It often is not as simple as "hello" but very often the right thing, at the right time, can cement loyalty between a boss and his or her subordinate.
Far too many people have stories about things bosses said that instantly destroyed their relationship (even if the employee was unable to act right away). While it may be more fun to share those negative examples, it is important to realize and recognize that just as a sentence (or two) can permanently damage the relationship a subordinate has with their supervisor, the same can be said for the right words at the right time.
From my first real post-college job where my boss' boss told me, "I'll never take credit for something you did, but will take credit for letting you do it," to a more recent supervisor who admitted, "I don't really understand this strategy, but I trust you so go ahead," I have had my share of positive experiences.
And so have many others.
Like the global senior computer executive who recalls back to working for a local businessman who had a production facility on his property in high school, who mistakenly tried to clear a jammed machine with a metal screwdriver and shorted out the entire facility as well as the owner's home. The owner arrived with wet hair, in his bathrobe, looked around and assessed the situation and said, "that was a learning experience," reset the breaker and returned to his house. "It taught me the way to handle a screw up without making an employee feel demeaned," vividly recalls this professional more than 30 years later.
Another recalls starting out in a new job when another department head tried blame him for something that was not his fault. He fearfully approached his supervisor, whom he was just getting to know and told him the whole story firsthand, accepted "blame" and was ready to take his lumps. That supervisor instantly earned his new subordinate's loyalty, respect and goodwill by picking up the phone, calling the other department head and saying "if you have an issue with someone on my team you call me. Don't lash out at them. It's my fault." Many years later the lesson -- and the loyalty remain strong "he taught me the importance of a boss taking a bullet for his people."
Other quotes that made a difference to workers fall into several categories:
Encouraging employees to believe in themselves:
- "Never ask someone to do something you wouldn't do yourself."
- "Knowing and honestly identifying your worst case scenario, are you willing to live with that?"
- "If you allow fear and panic to dictate your actions, you're going to mess up."
- "What did you learn today? Tell me why you think that."
- "What can I do to help you today?"
- "You are probably the smartest person in the room, but there will come a time where that will annoy you."
After a particularly difficult weekend where the employee was called in to work the boss took him aside and said, "I know we couldn't have done it without you, I cannot do anything for you now, but come January we'll take care of you." (The employee felt the supervisor was being honest about the situation, and the boss came through)
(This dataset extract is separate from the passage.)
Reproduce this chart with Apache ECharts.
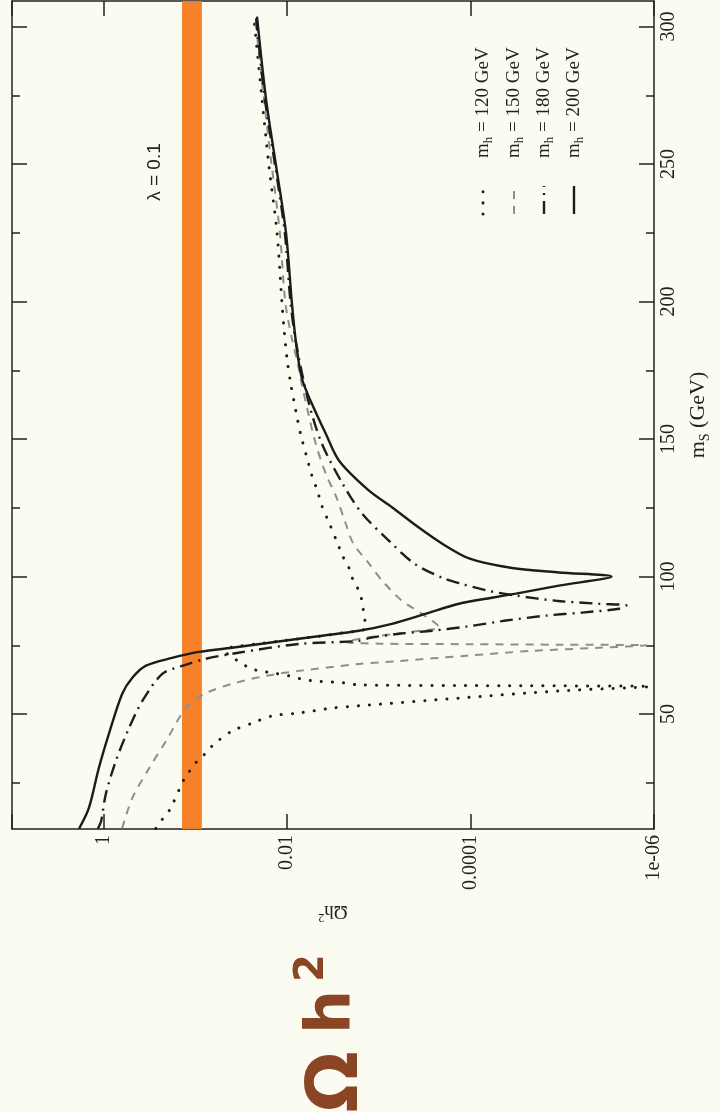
<!DOCTYPE html>
<html>
<head>
<meta charset="utf-8">
<title>Omega h^2 vs m_S</title>
<script src="https://cdn.jsdelivr.net/npm/echarts@6/dist/echarts.min.js"></script>
<style>
  html, body { margin: 0; padding: 0; background: #fcfbf2; }
  #main { width: 720px; height: 1112px; }
</style>
</head>
<body>
<div id="main"></div>
<script>
// values: m_S (GeV) and Omega h^2, one pair of arrays per Higgs mass
const mS120 = [8.4, 11.7, 15.3, 22.6, 26.3, 29.9, 32.8, 35.8, 39.0, 43.8, 46.7, 49.3, 50.4, 52.2, 53.0, 55.8, 58.4, 60.0, 60.3, 60.6,
  61.3, 62.0, 62.7, 63.9, 65.0, 65.7, 66.8, 69.3, 71.0, 73.5, 74.5, 77.4, 79.5, 81.4, 86.5, 91.2, 94.9, 98.5, 102.9, 107.7,
  113.1, 119.7, 125.9, 131.4, 136.9, 144.2, 151.5, 159.9, 169.7, 178.8, 189.8, 199.6, 225.2, 249.3, 273.7, 302.9];
const omega120 = [0.27, 0.23, 0.19, 0.15, 0.133, 0.112, 0.096, 0.077, 0.063, 0.040, 0.024, 0.0147, 0.0074, 0.0032, 0.00165, 0.000134, 0.0000109, 0.0000011, 0.00004, 0.00165,
  0.0023, 0.0049, 0.0069, 0.0095, 0.0147, 0.0203, 0.026, 0.034, 0.043, 0.047, 0.036, 0.0074, 0.0025, 0.00138, 0.00146, 0.00153, 0.00165, 0.0019, 0.0021, 0.0025,
  0.0029, 0.0035, 0.0042, 0.0047, 0.0054, 0.0062, 0.0071, 0.0080, 0.0091, 0.0100, 0.0108, 0.0114, 0.0129, 0.0158, 0.0188, 0.023];

const mS150 = [8.4, 19.3, 30.3, 40.1, 52.2, 57.3, 61.0, 63.9, 65.7, 68.2, 69.3, 71.2, 73.0, 74.1, 75.0, 75.2, 75.4, 75.6, 76.2, 77.7,
  79.2, 80.5, 81.4, 86.5, 91.2, 98.5, 104.7, 112.0, 119.3, 128.8, 137.5, 148.5, 161.7, 169.7, 176.9, 186.7, 200, 225, 250, 275, 303];
const omega150 = [0.63, 0.49, 0.32, 0.21, 0.127, 0.080, 0.040, 0.017, 0.0074, 0.00165, 0.0006, 0.000112, 0.000021, 0.000004, 0.0000012, 0.00001, 0.0001, 0.001, 0.0023, 0.0014,
  0.00065, 0.00032, 0.00022, 0.00034, 0.00056, 0.00092, 0.00128, 0.0019, 0.0023, 0.0029, 0.0038, 0.0049, 0.0061, 0.0069, 0.0076, 0.0089, 0.0105, 0.0120, 0.0148, 0.0181, 0.0223];

const mS180 = [8.3, 10.9, 20.8, 32.8, 44.9, 54.7, 64.6, 67.5, 70.1, 72.3, 75.5, 76.6, 77.7, 79.2, 80.3, 81.8, 84.0, 85.8, 86.9, 88.3,
  89.5, 90.1, 91.2, 93.1, 94.9, 97.4, 99.6, 104.7, 113.1, 123.0, 133.9, 148.5, 163.1, 185.0, 200.0, 225.0, 249.3, 273.7, 303.0];
const omega180 = [1.16, 1.07, 0.95, 0.74, 0.53, 0.38, 0.23, 0.14, 0.077, 0.034, 0.0074, 0.00165, 0.00125, 0.0006, 0.00026, 0.000112, 0.000041, 0.000015, 0.0000061, 0.0000024,
  0.000002, 0.000004, 0.0000117, 0.000032, 0.000066, 0.000127, 0.000205, 0.00041, 0.00078, 0.00153, 0.0025, 0.0042, 0.0058, 0.0080, 0.0092, 0.0106, 0.0135, 0.0175, 0.0218];

const mS200 = [8.3, 15.9, 30.4, 42.7, 57.3, 63.1, 67.5, 70.4, 72.6, 74.1, 77.4, 80.3, 82.8, 86.5, 90.1, 92.3, 93.8, 96.7, 100.0, 101.5,
  103.3, 106.6, 112.0, 117.9, 125.2, 131.4, 142.0, 152.0, 163.0, 172.0, 185.0, 200.0, 225.2, 249.3, 273.7, 303.6];
const omega200 = [1.86, 1.45, 1.13, 0.88, 0.63, 0.49, 0.35, 0.18, 0.092, 0.040, 0.0074, 0.00165, 0.00072, 0.000306, 0.000134, 0.0000585, 0.000032, 0.0000109, 0.0000029, 0.0000109,
  0.000038, 0.000104, 0.000205, 0.00037, 0.00072, 0.0013, 0.0027, 0.0038, 0.0054, 0.0069, 0.0080, 0.0089, 0.0103, 0.0132, 0.0170, 0.0213];

const higgsMasses = ['120', '150', '180', '200'];
const msTicks = [50, 100, 150, 200, 250, 300];
const msMinorTicks = [25, 75, 125, 175, 225, 275];
const omegaTickValues = [1, 0.01, 0.0001, 0.000001];
const omegaTickLabels = ['1', '0.01', '0.0001', '1e-06'];
const wmapBand = [0.085, 0.14];

const curves = [[mS120, omega120], [mS150, omega150], [mS180, omega180], [mS200, omega200]];
const curveStyles = [
  { color: '#1c1c1c', width: 3, type: [0.1, 11], cap: 'round' },
  { color: '#8e8e8e', width: 2, type: [8, 7] },
  { color: '#1e1e1e', width: 2.4, type: [13, 6, 2, 6] },
  { color: '#1c1c1c', width: 2.4, type: 'solid' }
];

const ink = '#222';
const serif = '"Liberation Serif", "DejaVu Serif", serif';

const chart = echarts.init(document.getElementById('main'));

function omegaLabel(v) {
  const i = omegaTickValues.findIndex(t => Math.abs(Math.log10(v) - Math.log10(t)) < 1e-6);
  return i >= 0 ? omegaTickLabels[i] : '';
}

const xBase = {
  type: 'log',
  logBase: 100,
  min: 0.000001,
  max: 10,
  inverse: true,
  axisLine: { lineStyle: { color: ink, width: 1.5 } },
  axisTick: { inside: true, length: 15, lineStyle: { color: ink, width: 1.5 } },
  splitLine: { show: false },
  minorTick: { show: false }
};

const yBase = {
  type: 'value',
  min: 8.2,
  max: 309.3,
  splitLine: { show: false },
  axisLine: { lineStyle: { color: ink, width: 1.5 } }
};

const series = curves.map((c, i) => ({
  name: 'm_h = ' + higgsMasses[i] + ' GeV',
  type: 'line',
  xAxisIndex: 0,
  yAxisIndex: 0,
  showSymbol: false,
  symbol: 'none',
  smooth: 0.3,
  z: 3,
  lineStyle: curveStyles[i],
  data: c[1].map((v, k) => [v, c[0][k]])
}));

// highlighter band drawn on the print
series.unshift({
  type: 'line',
  data: [],
  z: 1,
  markArea: {
    silent: true,
    itemStyle: { color: '#f57a1c', opacity: 0.95 },
    data: [[{ xAxis: wmapBand[0] }, { xAxis: wmapBand[1] }]]
  }
});

// legend, rotated like the rest of the page
const legendX = [483, 514, 544, 574];
const graphics = [];
higgsMasses.forEach((mh, i) => {
  const s = curveStyles[i];
  graphics.push({
    type: 'line',
    shape: { x1: legendX[i], y1: 214, x2: legendX[i], y2: 186 },
    style: { stroke: s.color, lineWidth: s.width, lineDash: Array.isArray(s.type) ? s.type : null, lineCap: s.cap || 'butt' }
  });
  graphics.push({
    type: 'text',
    x: legendX[i],
    y: 158,
    rotation: Math.PI / 2,
    style: {
      text: '{m|m}{h|h}{t| = ' + mh + ' GeV}',
      align: 'left',
      verticalAlign: 'middle',
      fill: ink,
      rich: {
        m: { fontFamily: serif, fontSize: 19, fill: ink, lineHeight: 24 },
        h: { fontFamily: serif, fontSize: 13, fill: ink, verticalAlign: 'bottom', lineHeight: 24 },
        t: { fontFamily: serif, fontSize: 19, fill: ink, lineHeight: 24 }
      }
    }
  });
});
graphics.push({
  type: 'text',
  x: 155,
  y: 172,
  rotation: Math.PI / 2,
  style: { text: 'λ = 0.1', align: 'center', verticalAlign: 'middle', fill: ink, font: '19px "Liberation Sans", Arial, sans-serif' }
});
// handwritten note
const pen = '#8a4524';
graphics.push({
  type: 'text', x: 338, y: 1082, rotation: Math.PI / 2,
  style: { text: 'Ω', align: 'center', verticalAlign: 'middle', fill: pen, font: 'bold 72px "DejaVu Sans", sans-serif' }
});
graphics.push({
  type: 'text', x: 333, y: 1012, rotation: Math.PI / 2,
  style: { text: 'h', align: 'center', verticalAlign: 'middle', fill: pen, font: 'bold 62px "DejaVu Sans", sans-serif' }
});
graphics.push({
  type: 'text', x: 313, y: 968, rotation: Math.PI / 2,
  style: { text: '2', align: 'center', verticalAlign: 'middle', fill: pen, font: 'bold 40px "DejaVu Sans", sans-serif' }
});

chart.setOption({
  animation: false,
  backgroundColor: '#fcfbf2',
  grid: { left: 12, right: 65, top: 1, bottom: 283 },
  xAxis: [
    Object.assign({}, xBase, {
      position: 'bottom',
      axisLabel: { rotate: 90, margin: 6, color: ink, fontFamily: serif, fontSize: 20, formatter: omegaLabel },
      name: '{o|Ωh}{s|2}',
      nameLocation: 'middle',
      nameRotate: 180,
      nameGap: 70,
      nameTextStyle: {
        rich: {
          o: { fontFamily: serif, fontSize: 19, color: ink, lineHeight: 24 },
          s: { fontFamily: serif, fontSize: 12, color: ink, verticalAlign: 'top', lineHeight: 24 }
        }
      }
    }),
    Object.assign({}, xBase, { position: 'top', axisLabel: { show: false } })
  ],
  yAxis: [
    Object.assign({}, yBase, {
      position: 'right',
      axisTick: { customValues: msTicks, inside: true, length: 15, lineStyle: { color: ink, width: 1.5 } },
      axisLabel: { customValues: msTicks, rotate: 90, margin: 5, color: ink, fontFamily: serif, fontSize: 20 },
      name: '{m|m}{s|S}{g| (GeV)}',
      nameLocation: 'middle',
      nameRotate: 90,
      nameGap: 30,
      nameTextStyle: {
        rich: {
          m: { fontFamily: serif, fontSize: 22, color: ink, lineHeight: 28 },
          s: { fontFamily: serif, fontSize: 14, color: ink, verticalAlign: 'bottom', lineHeight: 28 },
          g: { fontFamily: serif, fontSize: 22, color: ink, lineHeight: 28 }
        }
      }
    }),
    Object.assign({}, yBase, {
      position: 'right',
      axisLine: { show: false },
      axisTick: { customValues: msMinorTicks, inside: true, length: 8, lineStyle: { color: ink, width: 1.5 } },
      axisLabel: { show: false }
    }),
    Object.assign({}, yBase, {
      position: 'left',
      axisTick: { customValues: msTicks, inside: true, length: 15, lineStyle: { color: ink, width: 1.5 } },
      axisLabel: { show: false }
    }),
    Object.assign({}, yBase, {
      position: 'left',
      axisLine: { show: false },
      axisTick: { customValues: msMinorTicks, inside: true, length: 8, lineStyle: { color: ink, width: 1.5 } },
      axisLabel: { show: false }
    })
  ],
  graphic: graphics,
  series: series
});
</script>
</body>
</html>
While most (departments) held either no retreat or a half day retreat, he held an annual four-day required retreat for all of his staff to get away and truly become a team. While I was technically a nine-to-five staff person, I was invited to (the retreat) as well as any and all evening outings or planning programs. I really enjoyed spending the extra time there with the team outside of my paid hours. I could never say this about every job!
So how about it? Any other pithy, smart and meaningful things that bosses have said to you that demonstrated that they valued you not only as a person but as members of their team?